##### Entries

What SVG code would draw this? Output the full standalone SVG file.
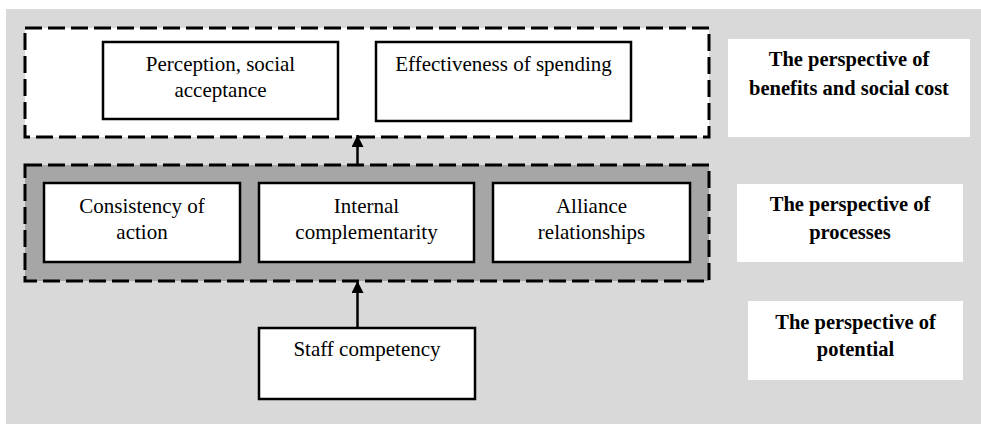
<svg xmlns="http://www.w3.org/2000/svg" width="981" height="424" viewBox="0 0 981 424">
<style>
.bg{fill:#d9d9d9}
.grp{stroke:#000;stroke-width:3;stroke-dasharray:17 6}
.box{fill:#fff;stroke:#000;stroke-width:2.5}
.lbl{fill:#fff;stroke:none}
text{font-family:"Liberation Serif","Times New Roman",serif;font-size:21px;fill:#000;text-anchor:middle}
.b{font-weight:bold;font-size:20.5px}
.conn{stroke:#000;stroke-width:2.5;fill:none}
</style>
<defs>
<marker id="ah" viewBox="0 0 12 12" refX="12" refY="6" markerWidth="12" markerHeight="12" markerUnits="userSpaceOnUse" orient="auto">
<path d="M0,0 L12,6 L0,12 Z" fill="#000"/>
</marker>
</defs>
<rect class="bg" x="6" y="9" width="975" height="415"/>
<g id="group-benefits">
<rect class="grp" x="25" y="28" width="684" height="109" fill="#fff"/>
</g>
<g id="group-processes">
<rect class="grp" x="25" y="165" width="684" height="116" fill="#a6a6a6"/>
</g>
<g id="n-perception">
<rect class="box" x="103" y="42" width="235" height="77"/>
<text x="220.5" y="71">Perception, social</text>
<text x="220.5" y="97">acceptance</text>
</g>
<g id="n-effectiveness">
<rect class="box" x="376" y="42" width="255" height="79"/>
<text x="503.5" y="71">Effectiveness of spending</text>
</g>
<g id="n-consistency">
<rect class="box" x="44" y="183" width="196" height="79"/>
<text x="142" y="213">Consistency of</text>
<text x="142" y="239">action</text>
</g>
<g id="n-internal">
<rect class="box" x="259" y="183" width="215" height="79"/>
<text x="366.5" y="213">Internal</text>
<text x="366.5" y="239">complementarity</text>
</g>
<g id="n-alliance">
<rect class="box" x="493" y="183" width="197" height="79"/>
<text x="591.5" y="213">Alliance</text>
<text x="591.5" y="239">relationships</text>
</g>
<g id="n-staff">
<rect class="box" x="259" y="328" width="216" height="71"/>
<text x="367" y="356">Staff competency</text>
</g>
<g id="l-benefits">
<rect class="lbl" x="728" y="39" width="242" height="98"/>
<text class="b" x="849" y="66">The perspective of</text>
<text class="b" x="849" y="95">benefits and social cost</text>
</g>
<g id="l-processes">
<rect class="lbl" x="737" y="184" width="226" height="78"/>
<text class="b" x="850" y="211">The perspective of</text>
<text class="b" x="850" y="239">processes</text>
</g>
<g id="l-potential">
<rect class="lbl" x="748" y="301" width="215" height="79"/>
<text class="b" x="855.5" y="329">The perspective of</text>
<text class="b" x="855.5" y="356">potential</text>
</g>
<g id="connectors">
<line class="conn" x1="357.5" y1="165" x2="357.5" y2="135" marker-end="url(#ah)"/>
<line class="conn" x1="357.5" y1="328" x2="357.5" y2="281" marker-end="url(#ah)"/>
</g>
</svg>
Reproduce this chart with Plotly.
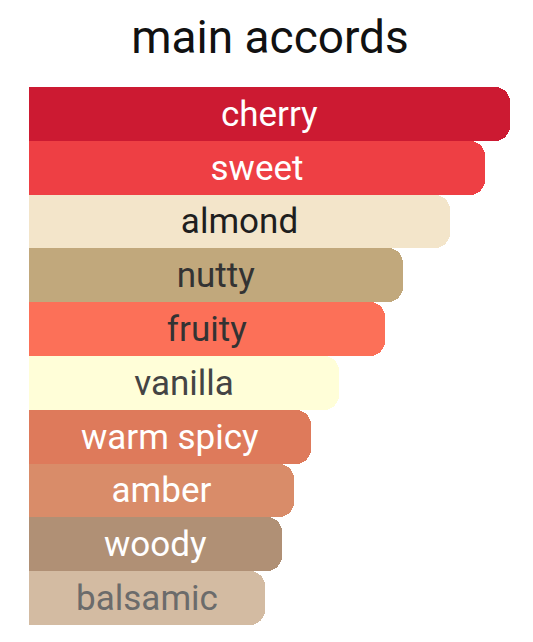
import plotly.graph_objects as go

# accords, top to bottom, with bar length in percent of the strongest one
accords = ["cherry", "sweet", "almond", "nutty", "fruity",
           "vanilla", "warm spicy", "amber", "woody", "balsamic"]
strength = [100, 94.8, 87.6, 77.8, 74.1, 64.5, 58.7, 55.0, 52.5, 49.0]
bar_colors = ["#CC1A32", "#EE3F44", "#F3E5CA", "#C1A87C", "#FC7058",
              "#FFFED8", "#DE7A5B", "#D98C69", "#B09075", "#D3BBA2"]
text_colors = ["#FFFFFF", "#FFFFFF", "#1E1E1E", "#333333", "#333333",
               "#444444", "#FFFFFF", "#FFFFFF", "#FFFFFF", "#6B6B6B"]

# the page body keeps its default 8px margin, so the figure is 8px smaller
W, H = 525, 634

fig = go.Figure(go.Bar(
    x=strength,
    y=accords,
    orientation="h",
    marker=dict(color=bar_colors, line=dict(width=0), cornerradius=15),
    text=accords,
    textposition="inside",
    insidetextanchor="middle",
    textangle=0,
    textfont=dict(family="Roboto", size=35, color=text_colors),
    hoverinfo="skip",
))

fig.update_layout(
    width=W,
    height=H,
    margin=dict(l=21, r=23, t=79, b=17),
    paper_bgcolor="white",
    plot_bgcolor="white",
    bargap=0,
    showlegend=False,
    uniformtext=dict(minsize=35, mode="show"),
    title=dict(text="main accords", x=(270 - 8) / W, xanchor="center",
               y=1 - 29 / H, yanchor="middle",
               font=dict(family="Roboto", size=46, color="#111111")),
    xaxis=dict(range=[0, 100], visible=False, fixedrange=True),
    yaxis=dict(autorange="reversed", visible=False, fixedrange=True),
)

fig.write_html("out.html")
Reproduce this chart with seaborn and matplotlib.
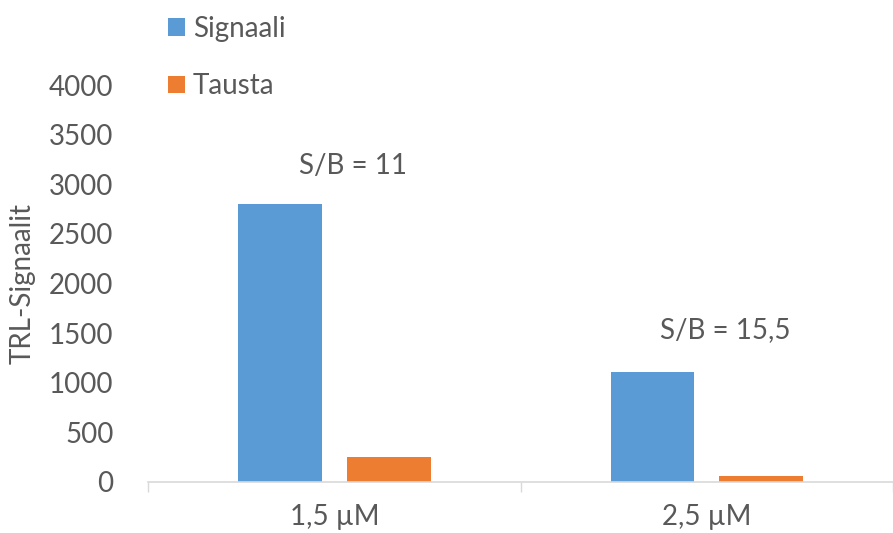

##########

[Instructions to follow]
Go through the material and select each line with the string "chart" in it.

[Task result]
Reproduce this chart with Plotly.
Reproduce this chart with seaborn and matplotlib.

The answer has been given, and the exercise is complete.